I'm not aware of any major language where even a significant minority of users input text by drawing characters. Most East Asian users type in some kind of romanization and then use predictive text to pick characters. In general, only elderly users tend to prefer drawing inputs.
concept-1 that is patent pending needs to use the bottom right space for the backspace button. many times i find myself stretching or having to regrip the phone to hit the stupid backspace because I made an error. no one patent my improvement on the inventor's patent pls. kthnxbai =)
I find testing new user experiences for something as established as a dial pad to be interesting.
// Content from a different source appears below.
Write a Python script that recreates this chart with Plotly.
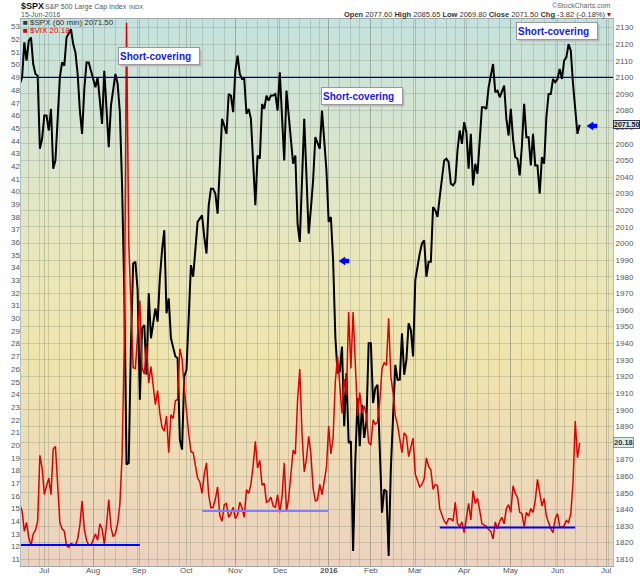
import base64
import pandas as pd
import plotly.graph_objects as go

# market holidays skipped on the trading-time axis
holidays = ["2015-07-03", "2015-09-07", "2015-11-26", "2015-12-25", "2016-01-01",
            "2016-01-18", "2016-02-15", "2016-03-25", "2016-05-30", "2016-07-04"]

# $SPX, one reading per trading day, 16-Jun-2015 .. 15-Jun-2016
spx = [
    2096, 2100, 2121, 2110, 2122, 2124, 2108, 2102, 2101, 2057, 2063,  # Jun
    2077, 2077, 2068, 2081, 2045, 2050, 2077, 2100, 2109, 2107, 2124, 2127, 2129, 2120, 2115, 2102,
    2080, 2066, 2093, 2109, 2109, 2104,  # Jul
    2098, 2094, 2100, 2084, 2072, 2104, 2084, 2058, 2083, 2092, 2102, 2096, 2079, 2035, 1971, 1867,
    1868, 1940, 1988, 1989, 1972,  # Aug
    1906, 1949, 1951, 1921, 1970, 1943, 1952, 1961, 1953, 1979, 1996, 2008, 1958, 1967, 1943, 1938,
    1932, 1931, 1882, 1876, 1920,  # Sep
    1924, 1951, 1987, 1980, 1996, 2013, 2015, 2017, 2004, 1994, 2023, 2033, 2033, 2030, 2018, 2052,
    2075, 2071, 2066, 2090, 2089, 2079,  # Oct
    2104, 2113, 2102, 2099, 2099, 2078, 2081, 2075, 2045, 2023, 2053, 2051, 2084, 2081, 2089, 2086,
    2089, 2089, 2090, 2080,  # Nov
    2103, 2080, 2050, 2092, 2077, 2063, 2048, 2053, 2012, 2001, 2043, 2075, 2041, 2006, 2021, 2038,
    2064, 2061, 2057, 2080, 2063, 2044,  # Dec
    2013, 2016, 1990, 1944, 1922, 1923, 1938, 1890, 1922, 1880, 1881, 1815, 1869, 1907, 1878, 1903,
    1883, 1893, 1940,  # Jan
    1940, 1904, 1913, 1915, 1880, 1838, 1852, 1851, 1812, 1865, 1896, 1927, 1918, 1918, 1946, 1921,
    1930, 1952, 1948, 1932,  # Feb
    1978, 1987, 1994, 2000, 2002, 1980, 1989, 1989, 2022, 2020, 2016, 2028, 2041, 2050, 2051, 2049,
    2036, 2035, 2037, 2056, 2068, 2060,  # Mar
    2073, 2067, 2045, 2066, 2035, 2048, 2042, 2062, 2082, 2082, 2081, 2094, 2100, 2108, 2091, 2092,
    2088, 2091, 2095, 2075, 2065,  # Apr
    2081, 2063, 2052, 2051, 2041, 2059, 2084, 2064, 2064, 2047, 2066, 2047, 2047, 2030, 2052, 2048,
    2076, 2090, 2090, 2099, 2097,  # May
    2099, 2105, 2099, 2110, 2112, 2120, 2116, 2096, 2079, 2066, 2071.5,  # Jun
]

# $VIX, same days
vix = [
    15.3, 14.8, 13.2, 13.9, 12.7, 12.1, 13.0, 13.3, 14.0, 19.2, 18.2,
    16.1, 16.8, 17.4, 16.1, 19.7, 19.9, 16.8, 13.9, 13.4, 13.2, 12.1, 11.95, 12.25, 12.2, 12.1, 12.6,
    13.7, 15.6, 13.4, 12.5, 12.1, 12.1,
    12.6, 13.0, 12.5, 13.8, 13.4, 12.2, 13.7, 15.7, 13.5, 12.8, 13.0, 13.8, 15.3, 19.1, 28.0, 53.3,
    36.0, 30.3, 26.1, 26.05, 28.4,
    31.4, 26.1, 25.6, 27.8, 24.9, 26.2, 24.4, 23.2, 24.3, 22.5, 21.4, 21.1, 22.3, 19.4, 22.4, 22.1,
    23.5, 23.6, 27.6, 26.8, 24.5,
    22.6, 20.9, 19.5, 19.4, 18.4, 17.4, 17.1, 16.2, 17.7, 18.6, 16.05, 15.05, 15.1, 15.75, 16.7, 14.45,
    14.0, 15.3, 15.4, 14.3, 14.6, 15.1,
    14.2, 14.5, 15.5, 15.05, 14.3, 16.5, 16.2, 16.9, 18.4, 20.3, 18.2, 18.8, 16.85, 16.99, 15.5, 15.6,
    15.9, 15.2, 15.1, 16.1,
    14.7, 15.9, 18.6, 14.8, 15.8, 17.6, 19.6, 19.3, 23.5, 26.0, 20.9, 17.9, 18.9, 20.7, 19.3, 16.6,
    15.6, 15.7, 16.9, 16.1, 17.3, 18.2,
    21.5, 19.3, 20.6, 25.0, 27.0, 24.3, 22.5, 25.2, 23.95, 30.5, 26.05, 30.5, 26.7, 22.3, 24.15, 22.5,
    23.1, 22.4, 20.2,
    20.0, 22.0, 21.65, 21.8, 23.4, 26.0, 26.5, 26.3, 30.0, 25.4, 24.1, 22.3, 21.6, 20.5, 19.4, 20.98,
    20.7, 19.1, 19.8, 20.55,
    17.7, 17.1, 16.7, 16.9, 17.35, 19.0, 18.3, 18.05, 16.5, 16.9, 16.8, 14.99, 14.4, 14.0, 13.8, 14.2,
    14.2, 14.0, 15.5, 13.8, 13.6, 13.95,
    13.1, 14.1, 15.4, 14.1, 16.4, 15.4, 15.8, 14.85, 13.8, 13.7, 13.6, 13.35, 13.2, 12.6, 13.95, 13.4,
    14.0, 14.3, 13.8, 15.0, 15.3,
    14.7, 16.8, 16.2, 15.9, 14.7, 14.6, 13.6, 14.7, 14.4, 15.0, 14.7, 15.6, 17.3, 16.3, 15.2, 15.8,
    14.4, 13.9, 13.4, 13.1, 14.2,
    14.6, 13.6, 13.5, 13.65, 14.05, 13.9, 14.6, 17.0, 21.9, 19.0, 20.18,
]

month_ticks = ["2015-07-01", "2015-08-03", "2015-09-01", "2015-10-01", "2015-11-02", "2015-12-01",
               "2016-01-04", "2016-02-01", "2016-03-01", "2016-04-01", "2016-05-02", "2016-06-01",
               "2016-07-01"]
month_labels = ["Jul", "Aug", "Sep", "Oct", "Nov", "Dec", "<b>2016</b>", "Feb", "Mar", "Apr", "May",
                "Jun", "Jul"]

# support lines drawn on the VIX scale
support_start = ["2015-06-16", "2015-10-12", "2016-03-16"]
support_end = ["2015-09-01", "2016-01-04", "2016-06-13"]
support_level = [12.13, 14.8, 13.5]
resistance_spx = 2100

notes = ["Short-covering", "Short-covering", "Short-covering"]

hol = pd.to_datetime(holidays)
days = pd.bdate_range("2015-06-16", "2016-06-15")
days = days[~days.isin(hol)]
n = min(len(days), len(spx), len(vix))
if not (len(days) == len(spx) == len(vix)):
    print("length mismatch", len(days), len(spx), len(vix))
days = days[:n]

cal = pd.bdate_range("2015-06-15", "2016-07-08")
cal = cal[~cal.isin(hol)]
week_starts = [d for i, d in enumerate(cal)
               if i == 0 or d.isocalendar()[1] != cal[i - 1].isocalendar()[1]]

# pixel helpers (plot area 21..613 x 19..566)
L, T, PW, PH = 21, 19, 592, 547


def fx(p):
    return (p - L) / PW


def fy(p):
    return (T + PH - p) / PH


FONT = "Liberation Sans, Arial, sans-serif"

fig = go.Figure()
fig.add_trace(go.Scatter(x=days, y=spx[:n], mode="lines", yaxis="y",
                         line=dict(color="black", width=2), hoverinfo="skip"))
fig.add_trace(go.Scatter(x=days, y=vix[:n], mode="lines", yaxis="y2",
                         line=dict(color="#e00000", width=1.5), hoverinfo="skip"))

svg = ("<svg xmlns='http://www.w3.org/2000/svg' width='592' height='547' viewBox='0 0 592 547' "
       "preserveAspectRatio='none'><defs><linearGradient id='g' x1='0' y1='0' x2='0' y2='1'>"
       "<stop offset='0' stop-color='#c4e2de'/><stop offset='0.22' stop-color='#d8e5cf'/>"
       "<stop offset='0.45' stop-color='#ebe7ba'/><stop offset='0.62' stop-color='#efe4ad'/>"
       "<stop offset='0.8' stop-color='#eedcb6'/><stop offset='1' stop-color='#ecd2c0'/>"
       "</linearGradient></defs><rect width='592' height='547' fill='url(#g)'/></svg>")
bg = "data:image/svg+xml;base64," + base64.b64encode(svg.encode()).decode()

shapes = [dict(type="line", xref="paper", x0=0, x1=1, yref="y", y0=resistance_spx, y1=resistance_spx,
               line=dict(color="#000080", width=1.3))]
for s, e, lv, c in zip(support_start, support_end, support_level, ["#0000ff", "#8080ff", "#0000ff"]):
    shapes.append(dict(type="line", xref="x", x0=s, x1=e, yref="y2", y0=lv, y1=lv,
                       line=dict(color=c, width=2)))


def arrow(tx, ty):
    pts = [(tx, ty), (tx + 6, ty - 4), (tx + 6, ty - 2), (tx + 10, ty - 2), (tx + 10, ty + 2),
           (tx + 6, ty + 2), (tx + 6, ty + 4)]
    return "M " + " L ".join(f"{fx(a):.5f},{fy(b):.5f}" for a, b in pts) + " Z"


for tx, ty in [(339, 261), (587, 126)]:
    shapes.append(dict(type="path", xref="paper", yref="paper", path=arrow(tx, ty),
                       fillcolor="#0000ff", line=dict(color="#0000ff", width=0.5)))

ann = []


def txt(x, y, text, size=8, color="#444", anchor="left", **kw):
    ann.append(dict(xref="paper", yref="paper", x=fx(x), y=fy(y), text=text, showarrow=False,
                    xanchor=anchor, yanchor="middle", font=dict(family=FONT, size=size, color=color),
                    **kw))


txt(19, 5.5, "<b>$SPX</b>", size=9, color="#111")
txt(43, 6.5, "S&P 500 Large Cap Index", size=7, color="#555")
txt(127, 7, "INDX", size=6, color="#555")
txt(19, 15, "15-Jun-2016", size=7, color="#555")
txt(613, 6, "©StockCharts.com", size=7, color="#666", anchor="right")
txt(613, 14.5, "<b>Open</b> 2077.60 <b>High</b> 2085.65 <b>Low</b> 2069.80 <b>Close</b> 2071.50 "
    "<b>Chg</b> -3.82 (-0.18%) <span style='color:#d00'>▾</span>", size=7.5, color="#333",
    anchor="right")
txt(21, 22.5, "■ $SPX (60 min) %.2f" % spx[n - 1], size=8, color="#333")
txt(21, 30.5, "■ $VIX %.2f" % vix[n - 1], size=8, color="#e00000")

# month labels just under the plot frame
for tv, tl in zip(month_ticks, month_labels):
    ann.append(dict(xref="x", yref="paper", x=tv, y=fy(570.5), text=tl, showarrow=False,
                    xanchor="center", yanchor="middle", font=dict(family=FONT, size=8, color="#555")))

for (bx, by), note in zip([(118, 47), (321, 87), (516, 22)], notes):
    ann.append(dict(xref="paper", yref="paper", x=fx(bx + 2), y=fy(by + 2), text=" ", showarrow=False,
                    xanchor="left", yanchor="top", width=78, height=14, bgcolor="#b8b8b8",
                    borderpad=1, font=dict(size=9)))
    ann.append(dict(xref="paper", yref="paper", x=fx(bx), y=fy(by), text="<b>" + note + "</b>",
                    showarrow=False, xanchor="left", yanchor="top", width=78, height=14, align="left",
                    bgcolor="white", bordercolor="#999", borderwidth=1, borderpad=1,
                    font=dict(family=FONT, size=10, color="#1818f0")))

ann.append(dict(xref="paper", yref="y", x=1.0, y=spx[n - 1], text="<b>%.2f</b>" % spx[n - 1],
                showarrow=False, xanchor="left", yanchor="middle", bgcolor="#cce8ee",
                bordercolor="#335", borderwidth=1, borderpad=0,
                font=dict(family=FONT, size=7, color="#111")))
ann.append(dict(xref="paper", yref="y2", x=1.0, y=vix[n - 1], text="<b>%.2f</b>" % vix[n - 1],
                showarrow=False, xanchor="left", yanchor="middle", bgcolor="#d9eeee",
                bordercolor="#e07070", borderwidth=1, borderpad=0,
                font=dict(family=FONT, size=7.5, color="#333")))

tick_font = dict(family=FONT, size=8, color="#555")
grid = "rgba(120,130,110,0.28)"

fig.update_layout(
    width=640, height=576,
    margin=dict(l=L, r=640 - L - PW, t=T, b=576 - T - PH, autoexpand=False),
    paper_bgcolor="white", plot_bgcolor="rgba(0,0,0,0)",
    showlegend=False,
    images=[dict(source=bg, xref="paper", yref="paper", x=0, y=1, sizex=1, sizey=1,
                 sizing="stretch", layer="below", xanchor="left", yanchor="top")],
    shapes=shapes, annotations=ann,
    xaxis=dict(type="date", range=["2015-06-16 12:00", "2016-07-07 00:00"], automargin=False,
               rangebreaks=[dict(bounds=["sat", "mon"]), dict(values=holidays)],
               tickmode="array", tickvals=month_ticks, showticklabels=False,
               ticks="", showgrid=True, gridcolor="rgba(120,130,110,0.4)",
               gridwidth=1, minor=dict(tickvals=week_starts, showgrid=True, gridcolor=grid),
               showline=True, linecolor="#a0a8a8", mirror=True, zeroline=False, fixedrange=True),
    yaxis=dict(side="right", range=[1805.96, 2135.1], tick0=1810, dtick=10, tickfont=tick_font,
               ticks="", showgrid=True, gridcolor=grid, showline=True, linecolor="#a8c0cc",
               mirror=True, zeroline=False, automargin=False),
    yaxis2=dict(overlaying="y", side="left", range=[10.47, 53.6], tick0=11, dtick=1,
                tickfont=tick_font, ticks="", showgrid=False, zeroline=False, showline=False,
                automargin=False),
)

# the page's default body margin would shift the figure by 8px
fig.write_html("out.html", config={"displayModeBar": False},
               post_script="document.body.style.margin='0';")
This post mostly talks about changing the design for the dial pad to put more buttons within thumb reach, without going into many of the additional challenges.

For example, as others commented, many users primarily 'dial' their smartphone nowadays by tapping on somebody's face or going through their contact information. The cost of changing the experience may not be worth the added benefit. Along those same lines, it may well be that most dial pad users are not the owner of the phone, but somebody who borrows it to make a call or enter their own info. In that case, the experience should be familiar to them, regardless of whether the user has grown accustomed to a new dial pad. These are the kinds of factors I'd like to see discussed in researching a new dial pad experience.

Resistance to change on something like this is real. In developing a web-based phone app, people who were using computers, with keyboards, would still prefer to click on the buttons in the style of a traditional dial pad. To me, investigating those challenges are much more interesting than "Here are some designs; let's see which you say you like."

Whenever I am going to call someone, I use the dial pad but I start to type their name instead of their phone number. I feel like that is also pretty common so I wouldn't say this is something where the costs would outweigh the benefits.
Good point, even if I don't have them in my contact book with a name I still likely have called them previously, so I used the recent caller list and scroll + click on the number I recognize.

I wouldn't say dialing a new number is a common use case for me. But that doesn't mean people don't do it often enough to warrant research.

These generic "solved" UX issues are still things that millions of people do each day, given a billion phones, so it's well worth a modern UX study IMO.

I think I could see myself using the last one. Felt as natural to use as the current dial pad layout is compared to it's options.